## Begin

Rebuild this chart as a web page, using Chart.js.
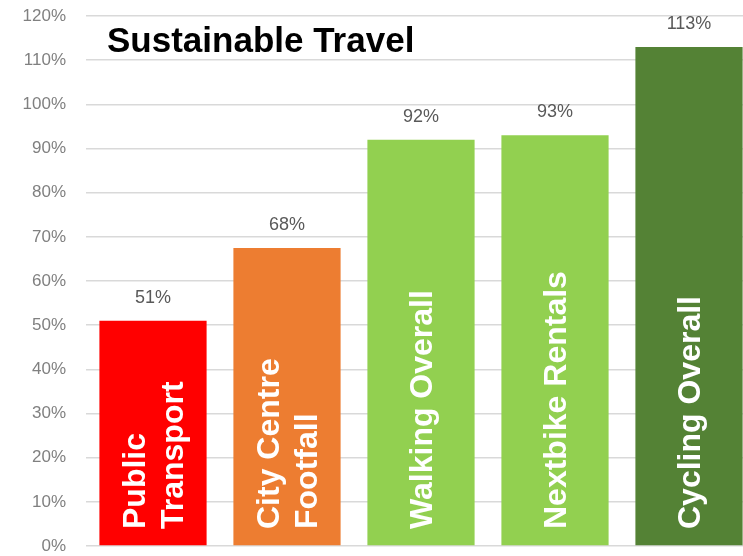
<!DOCTYPE html>
<html>
<head>
<meta charset="utf-8">
<script src="https://cdn.jsdelivr.net/npm/chart.js@4/dist/chart.umd.min.js"></script>
<style>
	html, body { margin: 0; padding: 0; background: #fff; overflow: hidden; }
	#wrap { width: 760px; height: 556px; }
</style>
</head>
<body>
<div id="wrap"><canvas id="myChart"></canvas></div>
<script>
const categories = [
	["Public", "Transport"],
	["City Centre", "Footfall"],
	["Walking Overall"],
	["Nextbike Rentals"],
	["Cycling Overall"],
];
const values = [51, 67.5, 92, 93, 113];
const barColors = ["#ff0000", "#ed7d31", "#92d050", "#92d050", "#548235"];
const chartTitle = "Sustainable Travel";

const labelPlugin = {
	id: "labels",
	afterDatasetsDraw(chart) {
		const ctx = chart.ctx;
		const meta = chart.getDatasetMeta(0);
		const bottom = chart.scales.y.getPixelForValue(0);
		ctx.save();
		meta.data.forEach((bar, i) => {
			// value above bar
			ctx.fillStyle = "#595959";
			ctx.font = "18px 'Liberation Sans', Arial, sans-serif";
			ctx.textAlign = "center";
			ctx.textBaseline = "middle";
			ctx.fillText(Math.round(values[i]) + "%", bar.x, bar.y - 23);

			// category name inside bar, rotated
			const lines = categories[i];
			ctx.save();
			ctx.translate(bar.x, bottom - 17);
			ctx.rotate(-Math.PI / 2);
			ctx.fillStyle = "#ffffff";
			ctx.font = "bold 32px 'Liberation Sans', Arial, sans-serif";
			ctx.textAlign = "left";
			ctx.textBaseline = "middle";
			lines.forEach((line, j) => {
				ctx.fillText(line, 0, (j - (lines.length - 1) / 2) * 38 + 2);
			});
			ctx.restore();
		});

		ctx.fillStyle = "#000000";
		ctx.font = "bold 35px 'Liberation Sans', Arial, sans-serif";
		ctx.textAlign = "left";
		ctx.textBaseline = "alphabetic";
		ctx.fillText(chartTitle, 107, 52);
		ctx.restore();
	},
};

new Chart(document.getElementById("myChart"), {
	type: "bar",
	data: {
		labels: categories,
		datasets: [{
			data: values,
			backgroundColor: barColors,
			categoryPercentage: 1,
			barPercentage: 0.8,
		}],
	},
	options: {
		responsive: true,
		maintainAspectRatio: false,
		animation: false,
		layout: { padding: { top: 16, bottom: 10, right: 4, left: 0 } },
		plugins: {
			legend: { display: false },
			tooltip: { enabled: false },
		},
		scales: {
			x: { display: false },
			y: {
				min: 0,
				max: 120,
				border: { display: false },
				afterFit: (scale) => {
					scale.width = 86;
					scale.paddingTop = 0;
					scale.paddingBottom = 0;
				},
				grid: { color: "#d9d9d9", lineWidth: 1.5, drawTicks: false },
				ticks: {
					stepSize: 10,
					padding: 20,
					color: "#808080",
					font: { size: 17, family: "'Liberation Sans', Arial, sans-serif" },
					callback: (v) => v + "%",
				},
			},
		},
	},
	plugins: [labelPlugin],
});
</script>
</body>
</html>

## End

» **Exercise task**: Transcribe the material as is, with images omitted.

» **Complete output**:
Rebuild this chart as a web page, using Chart.js.
<!DOCTYPE html>
<html>
<head>
<meta charset="utf-8">
<script src="https://cdn.jsdelivr.net/npm/chart.js@4/dist/chart.umd.min.js"></script>
<style>
	html, body { margin: 0; padding: 0; background: #fff; overflow: hidden; }
	#wrap { width: 760px; height: 556px; }
</style>
</head>
<body>
<div id="wrap"><canvas id="myChart"></canvas></div>
<script>
const categories = [
	["Public", "Transport"],
	["City Centre", "Footfall"],
	["Walking Overall"],
	["Nextbike Rentals"],
	["Cycling Overall"],
];
const values = [51, 67.5, 92, 93, 113];
const barColors = ["#ff0000", "#ed7d31", "#92d050", "#92d050", "#548235"];
const chartTitle = "Sustainable Travel";

const labelPlugin = {
	id: "labels",
	afterDatasetsDraw(chart) {
		const ctx = chart.ctx;
		const meta = chart.getDatasetMeta(0);
		const bottom = chart.scales.y.getPixelForValue(0);
		ctx.save();
		meta.data.forEach((bar, i) => {
			// value above bar
			ctx.fillStyle = "#595959";
			ctx.font = "18px 'Liberation Sans', Arial, sans-serif";
			ctx.textAlign = "center";
			ctx.textBaseline = "middle";
			ctx.fillText(Math.round(values[i]) + "%", bar.x, bar.y - 23);

			// category name inside bar, rotated
			const lines = categories[i];
			ctx.save();
			ctx.translate(bar.x, bottom - 17);
			ctx.rotate(-Math.PI / 2);
			ctx.fillStyle = "#ffffff";
			ctx.font = "bold 32px 'Liberation Sans', Arial, sans-serif";
			ctx.textAlign = "left";
			ctx.textBaseline = "middle";
			lines.forEach((line, j) => {
				ctx.fillText(line, 0, (j - (lines.length - 1) / 2) * 38 + 2);
			});
			ctx.restore();
		});

		ctx.fillStyle = "#000000";
		ctx.font = "bold 35px 'Liberation Sans', Arial, sans-serif";
		ctx.textAlign = "left";
		ctx.textBaseline = "alphabetic";
		ctx.fillText(chartTitle, 107, 52);
		ctx.restore();
	},
};

new Chart(document.getElementById("myChart"), {
	type: "bar",
	data: {
		labels: categories,
		datasets: [{
			data: values,
			backgroundColor: barColors,
			categoryPercentage: 1,
			barPercentage: 0.8,
		}],
	},
	options: {
		responsive: true,
		maintainAspectRatio: false,
		animation: false,
		layout: { padding: { top: 16, bottom: 10, right: 4, left: 0 } },
		plugins: {
			legend: { display: false },
			tooltip: { enabled: false },
		},
		scales: {
			x: { display: false },
			y: {
				min: 0,
				max: 120,
				border: { display: false },
				afterFit: (scale) => {
					scale.width = 86;
					scale.paddingTop = 0;
					scale.paddingBottom = 0;
				},
				grid: { color: "#d9d9d9", lineWidth: 1.5, drawTicks: false },
				ticks: {
					stepSize: 10,
					padding: 20,
					color: "#808080",
					font: { size: 17, family: "'Liberation Sans', Arial, sans-serif" },
					callback: (v) => v + "%",
				},
			},
		},
	},
	plugins: [labelPlugin],
});
</script>
</body>
</html>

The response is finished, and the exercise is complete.